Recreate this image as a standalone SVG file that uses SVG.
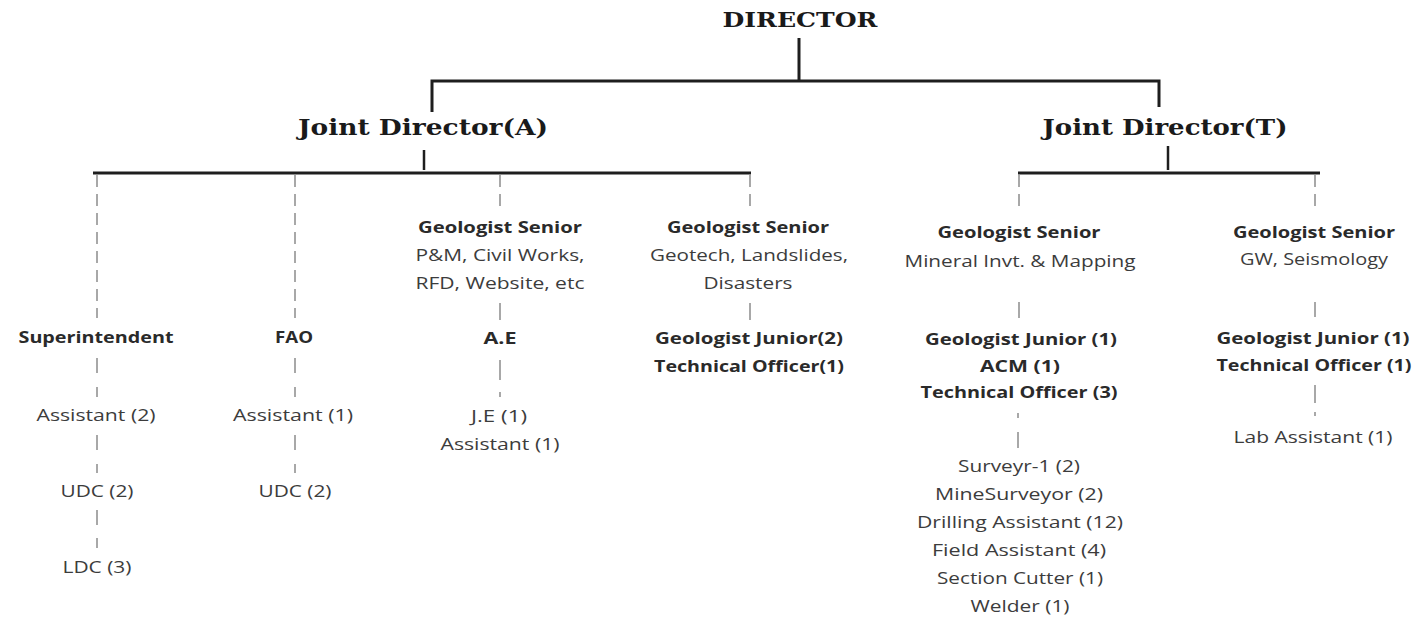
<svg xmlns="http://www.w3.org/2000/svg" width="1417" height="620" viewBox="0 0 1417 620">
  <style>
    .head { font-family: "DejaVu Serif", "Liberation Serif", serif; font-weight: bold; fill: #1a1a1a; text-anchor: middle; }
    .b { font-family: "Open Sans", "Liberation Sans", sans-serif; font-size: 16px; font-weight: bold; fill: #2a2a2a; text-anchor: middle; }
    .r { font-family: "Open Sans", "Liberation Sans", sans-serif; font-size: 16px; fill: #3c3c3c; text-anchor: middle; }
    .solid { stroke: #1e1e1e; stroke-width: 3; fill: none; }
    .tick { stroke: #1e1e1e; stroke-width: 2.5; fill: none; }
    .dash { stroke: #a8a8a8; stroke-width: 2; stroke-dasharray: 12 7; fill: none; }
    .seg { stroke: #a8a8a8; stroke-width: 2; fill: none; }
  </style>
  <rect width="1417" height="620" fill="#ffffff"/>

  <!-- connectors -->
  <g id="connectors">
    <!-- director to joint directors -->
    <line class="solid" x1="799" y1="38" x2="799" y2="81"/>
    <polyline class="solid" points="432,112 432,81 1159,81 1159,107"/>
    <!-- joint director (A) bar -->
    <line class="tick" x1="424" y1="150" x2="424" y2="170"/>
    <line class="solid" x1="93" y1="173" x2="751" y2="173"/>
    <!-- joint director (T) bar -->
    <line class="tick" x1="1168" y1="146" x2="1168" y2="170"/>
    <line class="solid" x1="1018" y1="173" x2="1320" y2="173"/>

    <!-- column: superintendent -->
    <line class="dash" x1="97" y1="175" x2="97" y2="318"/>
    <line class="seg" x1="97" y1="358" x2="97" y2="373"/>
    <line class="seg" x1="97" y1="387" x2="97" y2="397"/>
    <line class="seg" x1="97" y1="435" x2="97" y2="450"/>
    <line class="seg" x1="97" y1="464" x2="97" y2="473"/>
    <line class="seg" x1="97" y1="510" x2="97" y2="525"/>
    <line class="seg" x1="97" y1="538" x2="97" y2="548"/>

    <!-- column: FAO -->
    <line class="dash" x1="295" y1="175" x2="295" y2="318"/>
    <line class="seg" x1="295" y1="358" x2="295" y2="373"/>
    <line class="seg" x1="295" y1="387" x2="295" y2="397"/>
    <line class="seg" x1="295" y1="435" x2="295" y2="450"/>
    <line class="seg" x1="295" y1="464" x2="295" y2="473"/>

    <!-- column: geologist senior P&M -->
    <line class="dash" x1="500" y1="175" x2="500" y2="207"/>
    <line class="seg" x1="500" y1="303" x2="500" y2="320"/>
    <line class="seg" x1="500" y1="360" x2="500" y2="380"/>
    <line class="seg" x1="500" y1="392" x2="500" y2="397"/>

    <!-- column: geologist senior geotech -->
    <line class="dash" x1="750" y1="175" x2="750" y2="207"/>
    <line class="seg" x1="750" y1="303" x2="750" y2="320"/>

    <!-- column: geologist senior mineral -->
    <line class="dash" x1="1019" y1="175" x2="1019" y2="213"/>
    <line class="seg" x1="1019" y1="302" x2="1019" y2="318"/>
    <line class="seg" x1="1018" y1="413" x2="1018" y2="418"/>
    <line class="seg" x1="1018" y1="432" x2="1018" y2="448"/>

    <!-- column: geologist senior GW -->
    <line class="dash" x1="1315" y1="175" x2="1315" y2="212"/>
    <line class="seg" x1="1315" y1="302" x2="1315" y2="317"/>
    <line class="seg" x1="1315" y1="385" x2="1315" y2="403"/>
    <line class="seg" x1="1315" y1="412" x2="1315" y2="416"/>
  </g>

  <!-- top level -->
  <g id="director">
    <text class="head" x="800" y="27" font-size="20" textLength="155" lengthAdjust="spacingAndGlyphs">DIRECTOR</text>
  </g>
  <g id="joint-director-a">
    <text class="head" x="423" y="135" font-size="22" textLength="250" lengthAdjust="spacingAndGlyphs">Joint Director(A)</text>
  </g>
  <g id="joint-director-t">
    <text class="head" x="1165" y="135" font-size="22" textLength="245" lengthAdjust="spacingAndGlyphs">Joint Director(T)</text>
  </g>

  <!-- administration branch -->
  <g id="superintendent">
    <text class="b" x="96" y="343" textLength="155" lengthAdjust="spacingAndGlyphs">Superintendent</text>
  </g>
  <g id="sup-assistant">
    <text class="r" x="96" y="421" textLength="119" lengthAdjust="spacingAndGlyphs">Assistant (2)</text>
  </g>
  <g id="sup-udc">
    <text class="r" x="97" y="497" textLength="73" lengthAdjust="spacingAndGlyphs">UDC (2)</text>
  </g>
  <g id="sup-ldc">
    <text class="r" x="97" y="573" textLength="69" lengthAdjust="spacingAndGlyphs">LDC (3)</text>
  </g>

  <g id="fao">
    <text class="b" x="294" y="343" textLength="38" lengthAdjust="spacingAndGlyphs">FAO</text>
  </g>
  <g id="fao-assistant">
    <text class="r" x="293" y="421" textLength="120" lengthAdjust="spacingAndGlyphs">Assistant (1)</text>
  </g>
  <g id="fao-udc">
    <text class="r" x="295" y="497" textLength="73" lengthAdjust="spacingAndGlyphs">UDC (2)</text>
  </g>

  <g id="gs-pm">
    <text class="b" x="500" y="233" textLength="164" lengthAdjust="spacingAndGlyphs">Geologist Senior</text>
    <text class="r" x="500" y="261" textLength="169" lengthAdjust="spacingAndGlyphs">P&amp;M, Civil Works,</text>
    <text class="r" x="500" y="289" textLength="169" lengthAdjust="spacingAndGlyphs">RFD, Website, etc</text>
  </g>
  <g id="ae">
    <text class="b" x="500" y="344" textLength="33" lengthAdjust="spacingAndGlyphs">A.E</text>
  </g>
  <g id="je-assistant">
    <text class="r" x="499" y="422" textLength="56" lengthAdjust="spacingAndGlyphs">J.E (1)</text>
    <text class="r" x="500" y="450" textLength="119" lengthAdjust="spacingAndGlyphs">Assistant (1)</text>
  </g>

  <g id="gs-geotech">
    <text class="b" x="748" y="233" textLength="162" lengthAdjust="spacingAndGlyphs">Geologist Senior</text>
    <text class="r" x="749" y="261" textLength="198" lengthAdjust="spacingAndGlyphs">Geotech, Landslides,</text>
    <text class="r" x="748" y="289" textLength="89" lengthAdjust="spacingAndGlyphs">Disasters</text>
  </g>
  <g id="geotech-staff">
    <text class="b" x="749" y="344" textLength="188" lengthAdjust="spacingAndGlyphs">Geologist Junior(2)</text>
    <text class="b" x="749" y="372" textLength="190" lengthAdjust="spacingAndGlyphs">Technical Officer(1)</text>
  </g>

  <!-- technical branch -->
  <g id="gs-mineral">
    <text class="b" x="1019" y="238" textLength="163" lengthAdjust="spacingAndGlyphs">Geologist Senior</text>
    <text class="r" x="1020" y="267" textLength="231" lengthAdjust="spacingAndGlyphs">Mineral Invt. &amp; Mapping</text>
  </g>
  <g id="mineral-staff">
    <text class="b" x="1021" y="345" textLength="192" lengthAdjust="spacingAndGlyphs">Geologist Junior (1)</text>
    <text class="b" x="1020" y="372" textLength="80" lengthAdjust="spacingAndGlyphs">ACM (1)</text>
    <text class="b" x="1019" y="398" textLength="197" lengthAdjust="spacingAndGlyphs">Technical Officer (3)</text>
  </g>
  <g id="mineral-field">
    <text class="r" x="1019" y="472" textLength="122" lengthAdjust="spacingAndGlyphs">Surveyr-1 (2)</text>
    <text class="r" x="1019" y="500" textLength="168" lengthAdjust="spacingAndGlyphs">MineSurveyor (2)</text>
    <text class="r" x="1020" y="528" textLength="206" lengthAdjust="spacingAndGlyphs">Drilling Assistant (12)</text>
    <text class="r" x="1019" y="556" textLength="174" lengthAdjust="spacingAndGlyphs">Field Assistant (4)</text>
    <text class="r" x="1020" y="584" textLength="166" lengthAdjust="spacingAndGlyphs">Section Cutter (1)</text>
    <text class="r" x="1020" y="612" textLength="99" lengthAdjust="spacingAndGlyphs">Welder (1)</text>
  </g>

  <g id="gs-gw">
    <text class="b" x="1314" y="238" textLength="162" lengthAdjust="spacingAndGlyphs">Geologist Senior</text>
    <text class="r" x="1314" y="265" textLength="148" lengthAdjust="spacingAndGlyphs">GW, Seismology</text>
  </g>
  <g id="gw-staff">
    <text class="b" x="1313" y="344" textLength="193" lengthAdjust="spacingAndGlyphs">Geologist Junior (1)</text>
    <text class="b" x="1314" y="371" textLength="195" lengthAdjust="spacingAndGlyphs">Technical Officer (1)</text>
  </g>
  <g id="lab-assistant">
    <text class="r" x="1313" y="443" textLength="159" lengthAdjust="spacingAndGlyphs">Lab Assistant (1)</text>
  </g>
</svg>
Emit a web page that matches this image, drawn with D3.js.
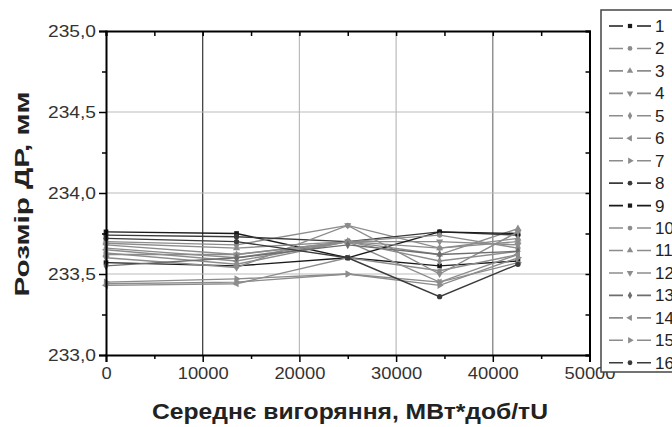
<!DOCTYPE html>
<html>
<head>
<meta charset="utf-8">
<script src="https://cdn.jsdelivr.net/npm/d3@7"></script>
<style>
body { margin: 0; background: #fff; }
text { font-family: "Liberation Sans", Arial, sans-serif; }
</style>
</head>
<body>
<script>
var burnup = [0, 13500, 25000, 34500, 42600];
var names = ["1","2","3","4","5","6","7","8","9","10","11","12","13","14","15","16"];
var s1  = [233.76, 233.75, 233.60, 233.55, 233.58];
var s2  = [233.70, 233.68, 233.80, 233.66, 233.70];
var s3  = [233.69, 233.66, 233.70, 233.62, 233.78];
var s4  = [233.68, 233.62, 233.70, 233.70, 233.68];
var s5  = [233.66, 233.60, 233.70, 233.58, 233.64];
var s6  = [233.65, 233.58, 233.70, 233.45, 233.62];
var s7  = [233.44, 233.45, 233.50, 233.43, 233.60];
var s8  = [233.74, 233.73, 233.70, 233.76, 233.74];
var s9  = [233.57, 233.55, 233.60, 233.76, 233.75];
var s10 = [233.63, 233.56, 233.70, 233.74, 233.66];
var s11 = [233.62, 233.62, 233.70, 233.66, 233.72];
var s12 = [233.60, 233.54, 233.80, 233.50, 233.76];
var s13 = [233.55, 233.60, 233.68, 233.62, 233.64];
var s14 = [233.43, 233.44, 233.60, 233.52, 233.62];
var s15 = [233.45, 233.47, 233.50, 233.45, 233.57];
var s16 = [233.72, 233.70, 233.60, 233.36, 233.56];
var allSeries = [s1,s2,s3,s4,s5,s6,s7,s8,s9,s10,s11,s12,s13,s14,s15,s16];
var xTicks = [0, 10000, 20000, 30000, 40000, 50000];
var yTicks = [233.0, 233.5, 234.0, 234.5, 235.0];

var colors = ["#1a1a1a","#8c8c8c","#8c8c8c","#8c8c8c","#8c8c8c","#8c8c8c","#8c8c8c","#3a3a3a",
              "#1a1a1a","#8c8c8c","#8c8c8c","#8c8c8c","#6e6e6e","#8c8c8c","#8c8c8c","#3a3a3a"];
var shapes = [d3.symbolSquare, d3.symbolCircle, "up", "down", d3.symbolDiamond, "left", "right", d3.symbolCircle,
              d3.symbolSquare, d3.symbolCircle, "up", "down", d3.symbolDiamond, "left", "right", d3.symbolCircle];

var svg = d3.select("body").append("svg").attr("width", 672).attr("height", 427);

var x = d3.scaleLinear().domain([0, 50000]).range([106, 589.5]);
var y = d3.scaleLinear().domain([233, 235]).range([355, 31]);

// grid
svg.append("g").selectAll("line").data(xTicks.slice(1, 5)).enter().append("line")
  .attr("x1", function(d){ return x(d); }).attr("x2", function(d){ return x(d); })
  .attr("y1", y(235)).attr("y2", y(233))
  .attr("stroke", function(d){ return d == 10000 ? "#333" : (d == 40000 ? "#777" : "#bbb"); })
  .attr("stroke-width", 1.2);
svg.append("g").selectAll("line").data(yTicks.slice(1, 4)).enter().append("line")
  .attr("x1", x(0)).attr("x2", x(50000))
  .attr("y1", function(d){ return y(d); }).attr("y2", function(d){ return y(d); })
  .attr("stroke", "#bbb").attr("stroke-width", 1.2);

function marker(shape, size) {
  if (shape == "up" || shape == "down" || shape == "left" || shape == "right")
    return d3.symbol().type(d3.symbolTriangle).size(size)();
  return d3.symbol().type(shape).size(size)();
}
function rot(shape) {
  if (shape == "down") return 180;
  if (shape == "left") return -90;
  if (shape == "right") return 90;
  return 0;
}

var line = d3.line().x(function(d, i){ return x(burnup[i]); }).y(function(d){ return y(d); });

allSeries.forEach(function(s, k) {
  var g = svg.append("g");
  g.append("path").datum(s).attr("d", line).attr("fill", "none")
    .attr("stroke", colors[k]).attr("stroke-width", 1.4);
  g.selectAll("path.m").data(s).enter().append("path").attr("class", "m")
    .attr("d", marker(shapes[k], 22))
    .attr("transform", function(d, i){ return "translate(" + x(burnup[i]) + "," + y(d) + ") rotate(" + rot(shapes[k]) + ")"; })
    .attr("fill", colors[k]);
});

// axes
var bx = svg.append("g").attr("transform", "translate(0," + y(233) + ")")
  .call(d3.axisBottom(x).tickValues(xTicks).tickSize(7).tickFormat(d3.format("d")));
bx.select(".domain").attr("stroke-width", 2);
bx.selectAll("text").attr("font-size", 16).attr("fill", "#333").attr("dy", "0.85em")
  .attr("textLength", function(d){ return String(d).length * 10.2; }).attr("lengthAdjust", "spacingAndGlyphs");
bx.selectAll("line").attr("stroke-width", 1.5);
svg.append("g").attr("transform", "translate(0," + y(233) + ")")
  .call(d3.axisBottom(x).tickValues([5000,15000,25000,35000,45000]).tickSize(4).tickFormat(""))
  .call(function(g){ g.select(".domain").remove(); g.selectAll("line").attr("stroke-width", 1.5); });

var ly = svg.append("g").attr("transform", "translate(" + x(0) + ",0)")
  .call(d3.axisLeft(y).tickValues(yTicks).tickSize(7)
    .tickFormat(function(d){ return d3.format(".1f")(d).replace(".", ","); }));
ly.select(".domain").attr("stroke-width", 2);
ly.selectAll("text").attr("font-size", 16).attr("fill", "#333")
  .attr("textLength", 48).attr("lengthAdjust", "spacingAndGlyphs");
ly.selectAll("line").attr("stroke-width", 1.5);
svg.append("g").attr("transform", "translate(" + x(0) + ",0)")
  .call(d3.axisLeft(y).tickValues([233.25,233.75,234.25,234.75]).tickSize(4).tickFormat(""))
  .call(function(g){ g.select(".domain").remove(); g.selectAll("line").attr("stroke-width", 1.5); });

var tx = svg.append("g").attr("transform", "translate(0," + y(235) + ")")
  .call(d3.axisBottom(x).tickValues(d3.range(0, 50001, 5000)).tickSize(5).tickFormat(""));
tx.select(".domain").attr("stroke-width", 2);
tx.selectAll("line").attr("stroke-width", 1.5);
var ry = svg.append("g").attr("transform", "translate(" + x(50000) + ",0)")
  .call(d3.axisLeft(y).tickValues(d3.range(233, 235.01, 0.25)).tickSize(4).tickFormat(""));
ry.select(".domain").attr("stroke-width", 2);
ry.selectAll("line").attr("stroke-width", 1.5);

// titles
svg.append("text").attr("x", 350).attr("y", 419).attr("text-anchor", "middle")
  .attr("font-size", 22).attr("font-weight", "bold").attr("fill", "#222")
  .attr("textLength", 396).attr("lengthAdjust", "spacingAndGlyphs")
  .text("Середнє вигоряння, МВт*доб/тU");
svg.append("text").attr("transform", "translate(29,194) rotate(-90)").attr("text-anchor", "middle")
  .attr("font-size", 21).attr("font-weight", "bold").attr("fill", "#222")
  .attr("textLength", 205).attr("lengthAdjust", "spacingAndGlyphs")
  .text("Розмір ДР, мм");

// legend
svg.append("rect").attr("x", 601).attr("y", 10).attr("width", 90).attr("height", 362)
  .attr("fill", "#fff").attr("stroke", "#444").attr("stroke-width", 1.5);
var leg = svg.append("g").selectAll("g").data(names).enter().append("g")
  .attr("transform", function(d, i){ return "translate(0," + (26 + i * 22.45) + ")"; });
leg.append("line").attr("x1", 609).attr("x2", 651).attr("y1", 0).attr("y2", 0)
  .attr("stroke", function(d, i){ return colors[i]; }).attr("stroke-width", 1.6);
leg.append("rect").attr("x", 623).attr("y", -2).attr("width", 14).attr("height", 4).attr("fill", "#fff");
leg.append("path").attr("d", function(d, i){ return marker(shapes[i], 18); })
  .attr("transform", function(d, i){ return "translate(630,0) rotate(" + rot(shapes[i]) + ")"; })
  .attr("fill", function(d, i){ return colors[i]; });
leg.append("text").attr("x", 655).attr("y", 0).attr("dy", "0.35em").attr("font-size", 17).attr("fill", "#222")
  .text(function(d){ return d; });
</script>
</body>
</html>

WHAT IS EXPECTED
Using the data above, print only the lines starting at the one with "Emit a web page" and ending at the one with "var yTicks = [233.0, 233.5, 234.0, 234.5, 235.0];", exactly as they stand, minus the pictures.

EXERCISE RESPONSE
Emit a web page that matches this image, drawn with D3.js.
<!DOCTYPE html>
<html>
<head>
<meta charset="utf-8">
<script src="https://cdn.jsdelivr.net/npm/d3@7"></script>
<style>
body { margin: 0; background: #fff; }
text { font-family: "Liberation Sans", Arial, sans-serif; }
</style>
</head>
<body>
<script>
var burnup = [0, 13500, 25000, 34500, 42600];
var names = ["1","2","3","4","5","6","7","8","9","10","11","12","13","14","15","16"];
var s1  = [233.76, 233.75, 233.60, 233.55, 233.58];
var s2  = [233.70, 233.68, 233.80, 233.66, 233.70];
var s3  = [233.69, 233.66, 233.70, 233.62, 233.78];
var s4  = [233.68, 233.62, 233.70, 233.70, 233.68];
var s5  = [233.66, 233.60, 233.70, 233.58, 233.64];
var s6  = [233.65, 233.58, 233.70, 233.45, 233.62];
var s7  = [233.44, 233.45, 233.50, 233.43, 233.60];
var s8  = [233.74, 233.73, 233.70, 233.76, 233.74];
var s9  = [233.57, 233.55, 233.60, 233.76, 233.75];
var s10 = [233.63, 233.56, 233.70, 233.74, 233.66];
var s11 = [233.62, 233.62, 233.70, 233.66, 233.72];
var s12 = [233.60, 233.54, 233.80, 233.50, 233.76];
var s13 = [233.55, 233.60, 233.68, 233.62, 233.64];
var s14 = [233.43, 233.44, 233.60, 233.52, 233.62];
var s15 = [233.45, 233.47, 233.50, 233.45, 233.57];
var s16 = [233.72, 233.70, 233.60, 233.36, 233.56];
var allSeries = [s1,s2,s3,s4,s5,s6,s7,s8,s9,s10,s11,s12,s13,s14,s15,s16];
var xTicks = [0, 10000, 20000, 30000, 40000, 50000];
var yTicks = [233.0, 233.5, 234.0, 234.5, 235.0];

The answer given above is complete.